Employment status disputes in the “gig economy” between individuals and large businesses such as Pimlico Plumbers, Hermes, Citysprint and Uber have created a developing battleground for a number of years, focusing on the availability, or not, of employment rights. There is, however, an intriguing status dispute taking place in the business of sport, which could have a very wide ranging impact.
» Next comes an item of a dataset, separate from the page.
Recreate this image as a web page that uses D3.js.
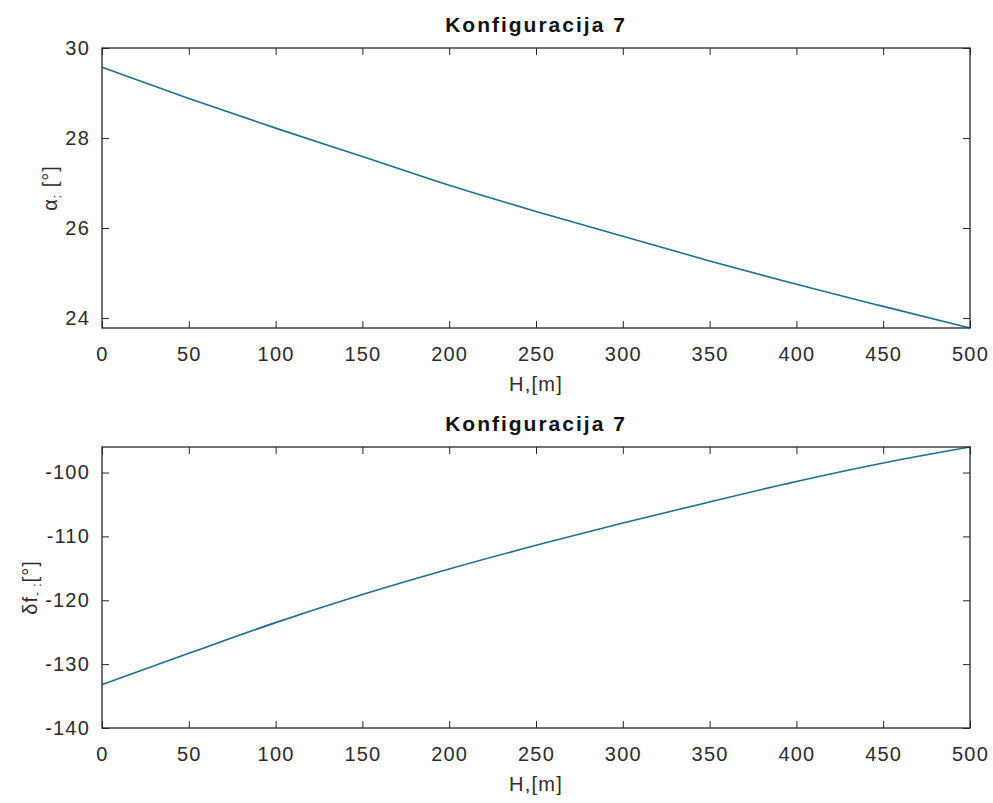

These employment status cases, typically arising from an individual being branded as self-employed in a complex contractual document, which is challenged as unrepresentative of the true nature of the working relationship, apply the principles set out in Autoclenz v Belcher  UKSC 41. Autoclenz illustrates that a tribunal can easily look behind contractual documentation to identify the true nature of the parties’ relationship, such as whether the tightly drafted self-employed arrangements said to apply to Uber drivers or Pimlico plumbers reflect, or not, the inherent nature of the relationship in practice. The relationship can be that of an employee or worker, notwithstanding what the contract says, if that status more accurately reflects the reality of the relationship.
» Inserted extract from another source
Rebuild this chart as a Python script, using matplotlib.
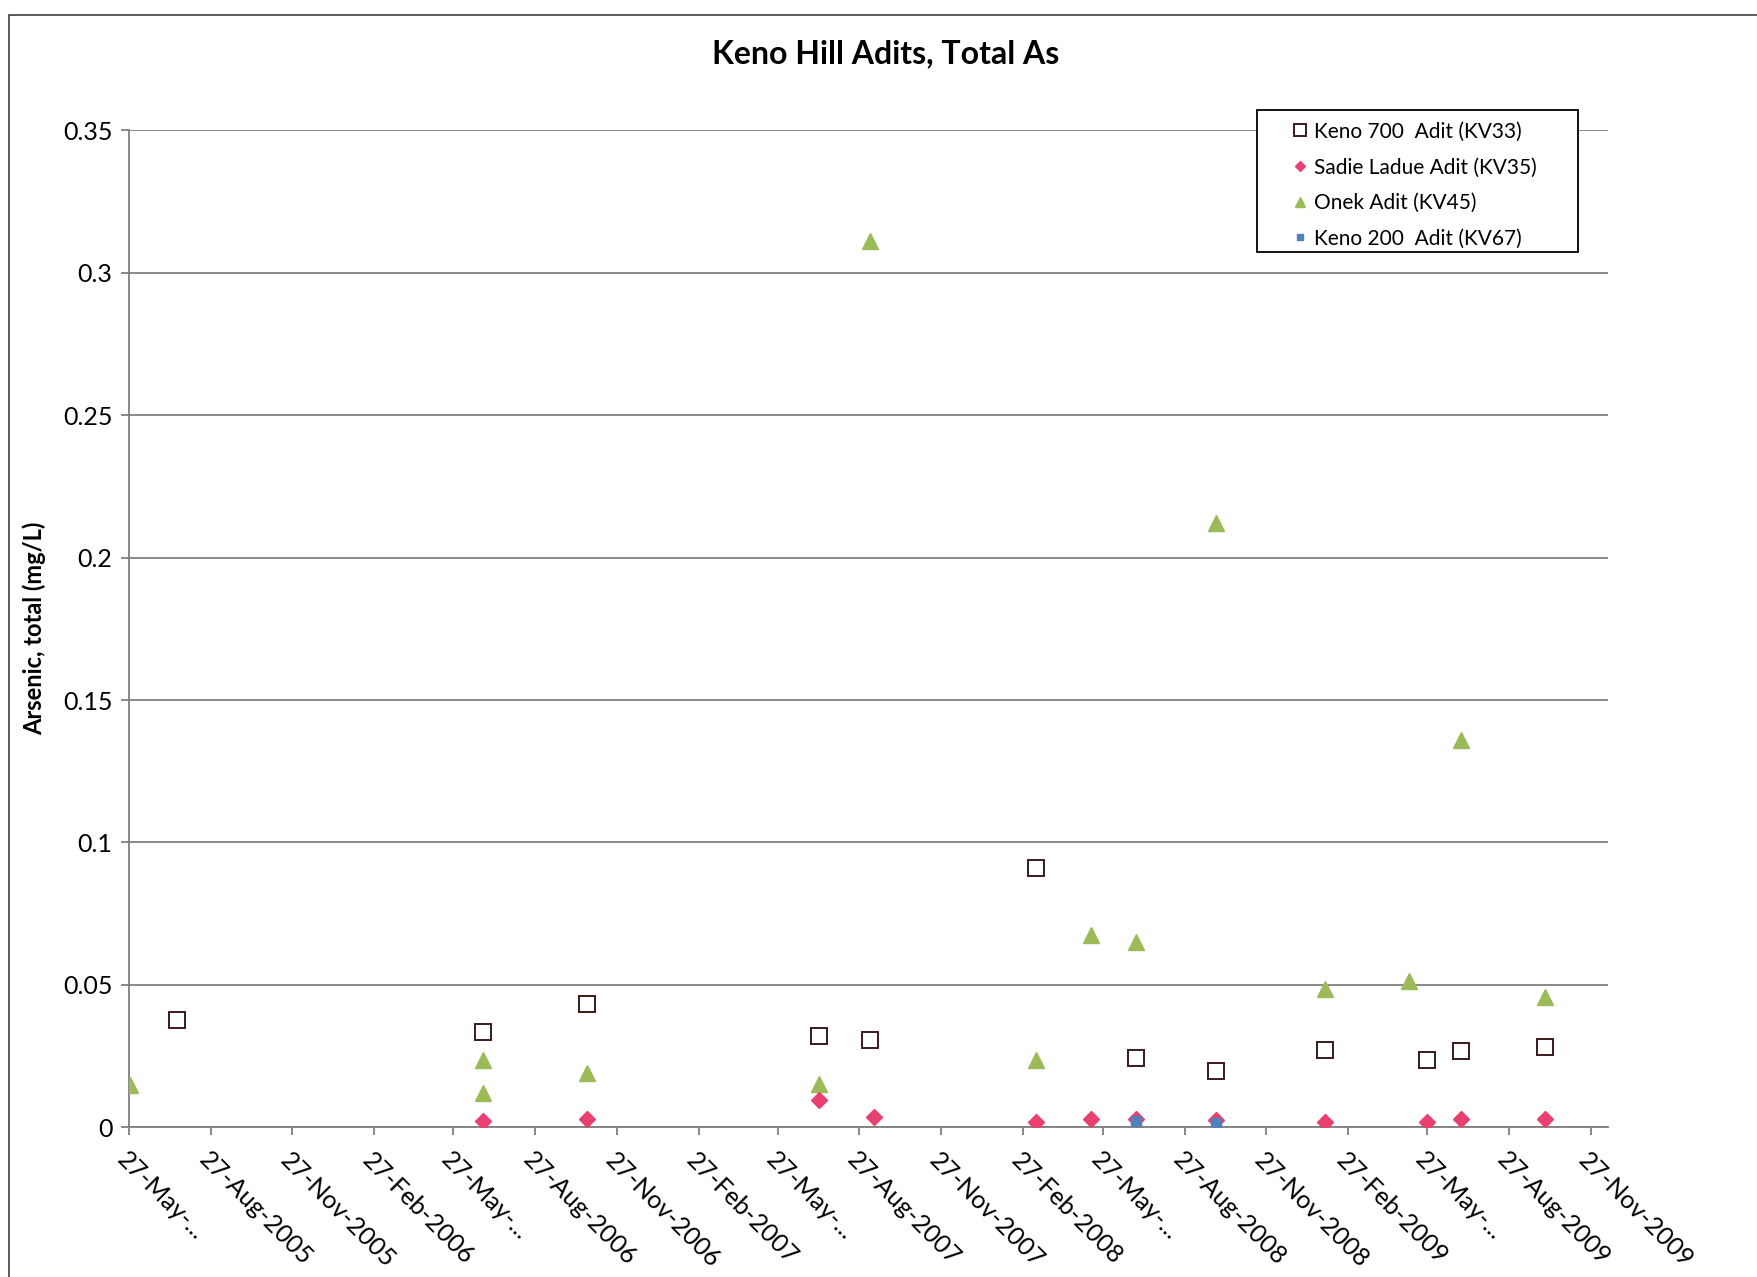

Sport and employment status
While there are many factors to determine the true nature of the employment relationship, one key aspect of the test for employment status in these cases is the right of substitution. As personal service is a fundamental element of employment status, if an individual can provide a substitute to perform the contracted tasks in their place, personal service is not a requirement of the contract and so there is no contract of employment. The recent finding of the Central Arbitration Committee that the genuine right of substitution afforded to riders by Deliveroo was fatal to the Independent Workers Union of Great Britain’s attempt to gain recognition as a union.
When one thinks of substitution and sport, one typically envisages team sports and a replacement being fielded for injury, precaution or tactical change. The question of substitution may have a different impact, namely on the status of athletes, in a recently launched employment status dispute in sport.
Jess Varnish, the former GB Olympian cyclist, has claims in the employment tribunal both against British Cycling and UK Sport for sex discrimination, detriment for whistleblowing, victimisation and unfair dismissal, originating after allegations made last year by Varnish that Shane Sutton, former technical director of British Cycling, used sexist language towards her (one such allegation being upheld in an internal investigation) and Varnish having lost her place on the programme. The response to Varnish’s claims has been to deny that she has the necessary status to bring the claims, being neither an employee nor worker, with it being reported that strike-out and costs applications made by UK Sport were dismissed. The case will move to a preliminary hearing on employment status in April next year.
Beware the implications
How the “multi-factorial” test and points such as the right to (or lack of) substitution will conclude in Varnish’s quest to have athletes recognised as workers, if not employees, will be fascinating. Athletes are typically selected and given funding based on their individual achievements and attributes. The model of primarily publicly derived funds being provided to support individuals to achieve athletic prowess cannot be said to fit traditional working models. Athletes receiving and maintaining funding based on personal accomplishments and performance and behavioural standards does not fit with concepts such as substitution, but there may, arguably, be a prospect of winning an argument over “control” exercised by certain sports organisations. Is this sufficient to demonstrate personal service? Can it really be said that mutuality of obligation exists between the parties in a relationship like Varnish, British Cycling and UKSport? These are questions that will have to be answered by the employment tribunal.
The funding model that underpins the world-class programme of support for athletes typically works on the basis of tiers of support, and if Jess Varnish were to succeed in persuading the tribunal that she was a worker or employee, there may be far-reaching implications for athletes. Varnish may be said to view her claim as a matter of principle, determined to establish minimum employment law rights for athletes, but giving any rights to athletes under the existing model would only serve to require the relationship to be redrawn and carried out differently in practice. For some athletes, whose funding is very modest, it is conceivable that a funding relationship would be withdrawn altogether to avoid status being risked and potentially expensive claims for the national minimum wage, paid leave and pension rights, to name a few, following suit. For the superstars of sport, funding may have to disappear also, or be traded against commercial interests (such as image rights exploitation) that athletes typically preserve for themselves, on the basis of not being employed by the governing body. If Varnish’s claim succeeds, it may be a game-changer, but not necessarily for the better.